### GOAL
From the first line of the data down to and including the line with "-- ($(base.north east)+(0,32)$);", copy everything exactly, leaving out pictures.

[START SOURCE DATA]

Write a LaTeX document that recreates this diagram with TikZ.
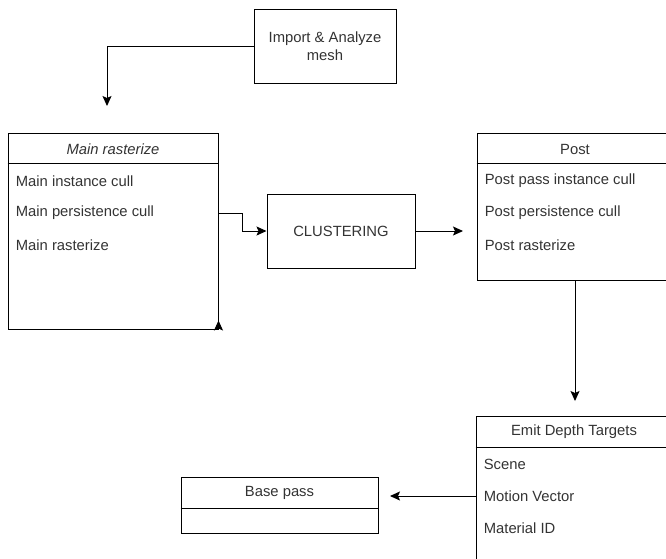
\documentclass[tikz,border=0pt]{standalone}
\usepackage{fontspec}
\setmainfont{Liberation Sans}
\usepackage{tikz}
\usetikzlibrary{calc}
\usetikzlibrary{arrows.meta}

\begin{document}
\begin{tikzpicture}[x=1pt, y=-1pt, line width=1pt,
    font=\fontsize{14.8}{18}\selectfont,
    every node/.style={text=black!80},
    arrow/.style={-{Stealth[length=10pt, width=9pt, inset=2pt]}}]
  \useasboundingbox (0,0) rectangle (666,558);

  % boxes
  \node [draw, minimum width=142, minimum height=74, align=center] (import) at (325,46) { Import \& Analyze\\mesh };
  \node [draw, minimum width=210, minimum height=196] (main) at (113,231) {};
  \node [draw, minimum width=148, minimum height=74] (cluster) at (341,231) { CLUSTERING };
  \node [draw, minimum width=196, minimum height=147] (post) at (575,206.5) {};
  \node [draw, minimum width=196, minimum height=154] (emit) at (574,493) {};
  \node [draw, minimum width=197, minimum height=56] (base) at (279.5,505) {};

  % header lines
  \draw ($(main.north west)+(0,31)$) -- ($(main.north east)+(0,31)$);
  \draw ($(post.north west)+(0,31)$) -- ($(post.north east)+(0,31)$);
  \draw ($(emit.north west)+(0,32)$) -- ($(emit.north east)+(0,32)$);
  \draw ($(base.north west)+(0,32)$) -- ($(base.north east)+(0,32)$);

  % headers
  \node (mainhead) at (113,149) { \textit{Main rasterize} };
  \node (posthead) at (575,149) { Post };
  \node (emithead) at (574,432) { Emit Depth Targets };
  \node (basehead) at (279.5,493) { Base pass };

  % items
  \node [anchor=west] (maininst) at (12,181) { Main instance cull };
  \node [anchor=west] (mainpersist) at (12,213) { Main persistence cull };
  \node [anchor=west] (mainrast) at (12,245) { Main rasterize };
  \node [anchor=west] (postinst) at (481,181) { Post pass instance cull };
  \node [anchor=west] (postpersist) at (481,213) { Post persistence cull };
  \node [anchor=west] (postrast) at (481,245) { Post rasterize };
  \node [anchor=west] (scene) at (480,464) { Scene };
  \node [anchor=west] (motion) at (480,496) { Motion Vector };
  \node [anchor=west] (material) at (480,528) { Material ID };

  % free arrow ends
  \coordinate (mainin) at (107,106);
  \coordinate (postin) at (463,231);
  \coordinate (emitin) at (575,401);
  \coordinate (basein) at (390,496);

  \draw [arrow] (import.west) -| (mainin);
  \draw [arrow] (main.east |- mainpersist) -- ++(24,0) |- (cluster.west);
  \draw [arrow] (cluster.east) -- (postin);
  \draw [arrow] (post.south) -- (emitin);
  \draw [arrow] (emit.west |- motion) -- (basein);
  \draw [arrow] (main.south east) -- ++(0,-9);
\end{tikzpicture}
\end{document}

[END SOURCE DATA]

### CORRECT ANSWER
Write a LaTeX document that recreates this diagram with TikZ.
\documentclass[tikz,border=0pt]{standalone}
\usepackage{fontspec}
\setmainfont{Liberation Sans}
\usepackage{tikz}
\usetikzlibrary{calc}
\usetikzlibrary{arrows.meta}

\begin{document}
\begin{tikzpicture}[x=1pt, y=-1pt, line width=1pt,
    font=\fontsize{14.8}{18}\selectfont,
    every node/.style={text=black!80},
    arrow/.style={-{Stealth[length=10pt, width=9pt, inset=2pt]}}]
  \useasboundingbox (0,0) rectangle (666,558);

  % boxes
  \node [draw, minimum width=142, minimum height=74, align=center] (import) at (325,46) { Import \& Analyze\\mesh };
  \node [draw, minimum width=210, minimum height=196] (main) at (113,231) {};
  \node [draw, minimum width=148, minimum height=74] (cluster) at (341,231) { CLUSTERING };
  \node [draw, minimum width=196, minimum height=147] (post) at (575,206.5) {};
  \node [draw, minimum width=196, minimum height=154] (emit) at (574,493) {};
  \node [draw, minimum width=197, minimum height=56] (base) at (279.5,505) {};

  % header lines
  \draw ($(main.north west)+(0,31)$) -- ($(main.north east)+(0,31)$);
  \draw ($(post.north west)+(0,31)$) -- ($(post.north east)+(0,31)$);
  \draw ($(emit.north west)+(0,32)$) -- ($(emit.north east)+(0,32)$);
  \draw ($(base.north west)+(0,32)$) -- ($(base.north east)+(0,32)$);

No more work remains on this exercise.